### SOURCE DATA

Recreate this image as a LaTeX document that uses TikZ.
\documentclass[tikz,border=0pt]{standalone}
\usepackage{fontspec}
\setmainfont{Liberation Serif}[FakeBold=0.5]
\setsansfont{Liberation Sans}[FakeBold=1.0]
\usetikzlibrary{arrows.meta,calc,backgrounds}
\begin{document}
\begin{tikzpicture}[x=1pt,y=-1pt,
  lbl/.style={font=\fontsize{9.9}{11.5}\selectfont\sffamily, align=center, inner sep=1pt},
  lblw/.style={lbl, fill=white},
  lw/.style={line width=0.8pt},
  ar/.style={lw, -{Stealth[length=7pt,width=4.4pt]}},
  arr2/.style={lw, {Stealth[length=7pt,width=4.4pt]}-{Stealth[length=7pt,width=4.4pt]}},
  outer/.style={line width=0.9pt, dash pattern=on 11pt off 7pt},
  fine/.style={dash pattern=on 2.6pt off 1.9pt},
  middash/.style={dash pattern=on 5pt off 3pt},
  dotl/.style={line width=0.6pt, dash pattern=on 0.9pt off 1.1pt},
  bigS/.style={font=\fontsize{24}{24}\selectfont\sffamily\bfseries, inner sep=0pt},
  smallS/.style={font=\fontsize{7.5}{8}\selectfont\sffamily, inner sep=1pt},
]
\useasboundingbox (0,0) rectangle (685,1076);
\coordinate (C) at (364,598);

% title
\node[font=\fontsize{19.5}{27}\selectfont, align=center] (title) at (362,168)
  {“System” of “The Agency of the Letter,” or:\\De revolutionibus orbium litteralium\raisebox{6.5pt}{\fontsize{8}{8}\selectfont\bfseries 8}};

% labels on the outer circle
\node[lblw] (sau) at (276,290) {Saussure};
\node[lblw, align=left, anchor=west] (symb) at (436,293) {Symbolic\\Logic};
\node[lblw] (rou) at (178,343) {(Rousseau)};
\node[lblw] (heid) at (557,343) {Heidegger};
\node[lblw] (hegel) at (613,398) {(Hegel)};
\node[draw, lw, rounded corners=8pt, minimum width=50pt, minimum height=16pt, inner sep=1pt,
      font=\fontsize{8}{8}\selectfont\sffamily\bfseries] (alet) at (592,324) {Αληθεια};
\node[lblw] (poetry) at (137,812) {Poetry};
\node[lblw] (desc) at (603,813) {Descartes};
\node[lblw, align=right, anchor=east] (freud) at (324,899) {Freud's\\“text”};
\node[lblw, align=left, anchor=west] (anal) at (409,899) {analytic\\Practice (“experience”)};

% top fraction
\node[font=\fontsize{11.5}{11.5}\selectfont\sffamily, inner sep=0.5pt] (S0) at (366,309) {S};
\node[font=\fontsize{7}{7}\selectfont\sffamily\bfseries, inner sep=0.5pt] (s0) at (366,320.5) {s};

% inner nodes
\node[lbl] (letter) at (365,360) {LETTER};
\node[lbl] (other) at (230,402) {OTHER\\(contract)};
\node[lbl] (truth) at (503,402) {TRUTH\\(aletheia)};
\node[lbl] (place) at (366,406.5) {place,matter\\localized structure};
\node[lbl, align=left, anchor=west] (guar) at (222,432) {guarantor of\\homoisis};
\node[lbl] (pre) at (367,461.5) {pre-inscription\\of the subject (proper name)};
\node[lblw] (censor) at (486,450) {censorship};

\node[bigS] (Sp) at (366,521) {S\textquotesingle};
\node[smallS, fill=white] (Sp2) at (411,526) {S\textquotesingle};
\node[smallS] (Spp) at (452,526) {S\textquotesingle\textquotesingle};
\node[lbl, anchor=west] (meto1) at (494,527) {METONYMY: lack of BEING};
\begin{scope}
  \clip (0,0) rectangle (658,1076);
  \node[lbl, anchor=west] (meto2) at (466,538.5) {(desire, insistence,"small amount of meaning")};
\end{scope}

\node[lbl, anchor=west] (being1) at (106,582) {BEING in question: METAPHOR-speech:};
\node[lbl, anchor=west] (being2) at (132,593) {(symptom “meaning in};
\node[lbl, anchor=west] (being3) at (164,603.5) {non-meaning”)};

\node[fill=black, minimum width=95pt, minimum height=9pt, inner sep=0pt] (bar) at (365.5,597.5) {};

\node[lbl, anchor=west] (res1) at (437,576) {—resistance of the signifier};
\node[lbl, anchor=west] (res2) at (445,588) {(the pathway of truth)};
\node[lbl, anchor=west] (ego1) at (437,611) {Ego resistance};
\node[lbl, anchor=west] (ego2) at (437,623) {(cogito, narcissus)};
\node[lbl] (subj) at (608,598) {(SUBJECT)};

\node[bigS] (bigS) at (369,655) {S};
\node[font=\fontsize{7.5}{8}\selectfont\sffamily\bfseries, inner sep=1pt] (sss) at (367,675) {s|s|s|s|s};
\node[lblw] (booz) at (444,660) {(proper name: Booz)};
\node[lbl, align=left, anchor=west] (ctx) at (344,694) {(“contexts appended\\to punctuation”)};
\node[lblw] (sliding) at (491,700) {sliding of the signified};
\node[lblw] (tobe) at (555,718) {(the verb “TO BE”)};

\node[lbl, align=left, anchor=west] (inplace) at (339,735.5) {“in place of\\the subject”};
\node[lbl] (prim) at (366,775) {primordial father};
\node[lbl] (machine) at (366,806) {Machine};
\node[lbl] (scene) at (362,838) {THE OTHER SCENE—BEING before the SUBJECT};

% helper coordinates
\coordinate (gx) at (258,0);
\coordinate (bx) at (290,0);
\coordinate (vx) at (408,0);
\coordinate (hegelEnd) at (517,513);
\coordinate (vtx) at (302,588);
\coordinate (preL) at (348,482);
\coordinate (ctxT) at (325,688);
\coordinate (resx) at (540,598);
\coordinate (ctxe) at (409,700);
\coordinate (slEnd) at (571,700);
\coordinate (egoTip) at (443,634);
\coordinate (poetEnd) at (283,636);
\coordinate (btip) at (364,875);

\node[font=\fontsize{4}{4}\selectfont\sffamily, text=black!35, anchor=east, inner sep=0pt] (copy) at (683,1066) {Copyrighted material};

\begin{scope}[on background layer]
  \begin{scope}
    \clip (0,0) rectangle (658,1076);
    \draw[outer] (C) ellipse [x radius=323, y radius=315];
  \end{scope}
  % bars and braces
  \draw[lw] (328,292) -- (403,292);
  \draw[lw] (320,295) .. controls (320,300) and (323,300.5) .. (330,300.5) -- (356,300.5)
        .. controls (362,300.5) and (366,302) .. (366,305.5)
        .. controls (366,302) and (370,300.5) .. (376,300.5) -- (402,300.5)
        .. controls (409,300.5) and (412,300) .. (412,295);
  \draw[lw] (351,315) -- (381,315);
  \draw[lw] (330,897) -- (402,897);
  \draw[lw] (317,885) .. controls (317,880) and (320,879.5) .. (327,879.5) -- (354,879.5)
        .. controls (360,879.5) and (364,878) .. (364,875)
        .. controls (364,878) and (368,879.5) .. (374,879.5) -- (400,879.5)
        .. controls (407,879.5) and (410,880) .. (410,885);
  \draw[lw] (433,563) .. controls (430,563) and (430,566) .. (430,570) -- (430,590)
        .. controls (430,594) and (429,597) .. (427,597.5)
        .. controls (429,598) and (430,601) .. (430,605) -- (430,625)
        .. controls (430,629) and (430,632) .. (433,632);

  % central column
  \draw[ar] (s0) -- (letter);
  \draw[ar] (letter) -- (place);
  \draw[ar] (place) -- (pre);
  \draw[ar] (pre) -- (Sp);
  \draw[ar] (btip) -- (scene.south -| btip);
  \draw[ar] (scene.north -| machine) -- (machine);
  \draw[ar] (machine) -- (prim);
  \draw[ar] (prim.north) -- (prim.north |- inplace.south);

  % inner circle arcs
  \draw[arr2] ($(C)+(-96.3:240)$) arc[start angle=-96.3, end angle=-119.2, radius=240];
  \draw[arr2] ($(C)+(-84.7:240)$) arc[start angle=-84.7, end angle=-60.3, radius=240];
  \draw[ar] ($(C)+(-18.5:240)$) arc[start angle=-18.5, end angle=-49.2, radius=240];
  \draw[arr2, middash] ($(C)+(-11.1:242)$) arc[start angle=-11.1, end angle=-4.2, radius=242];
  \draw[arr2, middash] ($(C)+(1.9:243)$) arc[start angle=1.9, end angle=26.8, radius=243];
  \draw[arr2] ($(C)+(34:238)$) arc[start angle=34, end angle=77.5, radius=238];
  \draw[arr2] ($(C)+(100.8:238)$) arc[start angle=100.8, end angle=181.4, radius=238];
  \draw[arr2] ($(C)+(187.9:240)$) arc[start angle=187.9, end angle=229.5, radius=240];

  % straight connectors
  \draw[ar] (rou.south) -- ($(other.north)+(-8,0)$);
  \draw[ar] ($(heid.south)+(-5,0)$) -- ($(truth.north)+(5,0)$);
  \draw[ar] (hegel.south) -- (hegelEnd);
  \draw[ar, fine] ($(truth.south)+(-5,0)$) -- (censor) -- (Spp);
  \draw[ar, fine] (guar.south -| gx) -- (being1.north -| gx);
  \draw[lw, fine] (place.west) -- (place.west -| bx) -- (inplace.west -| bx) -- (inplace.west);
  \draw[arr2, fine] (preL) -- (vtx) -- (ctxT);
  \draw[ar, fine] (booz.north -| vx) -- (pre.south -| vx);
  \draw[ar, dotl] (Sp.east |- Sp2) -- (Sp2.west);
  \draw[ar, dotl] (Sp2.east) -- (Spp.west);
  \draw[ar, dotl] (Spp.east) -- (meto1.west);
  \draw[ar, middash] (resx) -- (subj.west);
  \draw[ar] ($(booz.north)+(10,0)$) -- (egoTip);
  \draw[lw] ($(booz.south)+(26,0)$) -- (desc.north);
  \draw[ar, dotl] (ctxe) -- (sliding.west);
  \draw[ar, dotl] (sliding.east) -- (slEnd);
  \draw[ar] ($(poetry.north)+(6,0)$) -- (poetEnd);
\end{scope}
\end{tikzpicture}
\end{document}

######

→ WHAT YOU ARE ASKED TO DO
Starting with the first line of the data above, copy each line exactly until you reach the line with "Agency of the"; include that line as well.

→ ANSWER BELOW
Recreate this image as a LaTeX document that uses TikZ.
\documentclass[tikz,border=0pt]{standalone}
\usepackage{fontspec}
\setmainfont{Liberation Serif}[FakeBold=0.5]
\setsansfont{Liberation Sans}[FakeBold=1.0]
\usetikzlibrary{arrows.meta,calc,backgrounds}
\begin{document}
\begin{tikzpicture}[x=1pt,y=-1pt,
  lbl/.style={font=\fontsize{9.9}{11.5}\selectfont\sffamily, align=center, inner sep=1pt},
  lblw/.style={lbl, fill=white},
  lw/.style={line width=0.8pt},
  ar/.style={lw, -{Stealth[length=7pt,width=4.4pt]}},
  arr2/.style={lw, {Stealth[length=7pt,width=4.4pt]}-{Stealth[length=7pt,width=4.4pt]}},
  outer/.style={line width=0.9pt, dash pattern=on 11pt off 7pt},
  fine/.style={dash pattern=on 2.6pt off 1.9pt},
  middash/.style={dash pattern=on 5pt off 3pt},
  dotl/.style={line width=0.6pt, dash pattern=on 0.9pt off 1.1pt},
  bigS/.style={font=\fontsize{24}{24}\selectfont\sffamily\bfseries, inner sep=0pt},
  smallS/.style={font=\fontsize{7.5}{8}\selectfont\sffamily, inner sep=1pt},
]
\useasboundingbox (0,0) rectangle (685,1076);
\coordinate (C) at (364,598);

% title
\node[font=\fontsize{19.5}{27}\selectfont, align=center] (title) at (362,168)
  {“System” of “The Agency of the Letter,” or:\\De revolutionibus orbium litteralium\raisebox{6.5pt}{\fontsize{8}{8}\selectfont\bfseries 8}};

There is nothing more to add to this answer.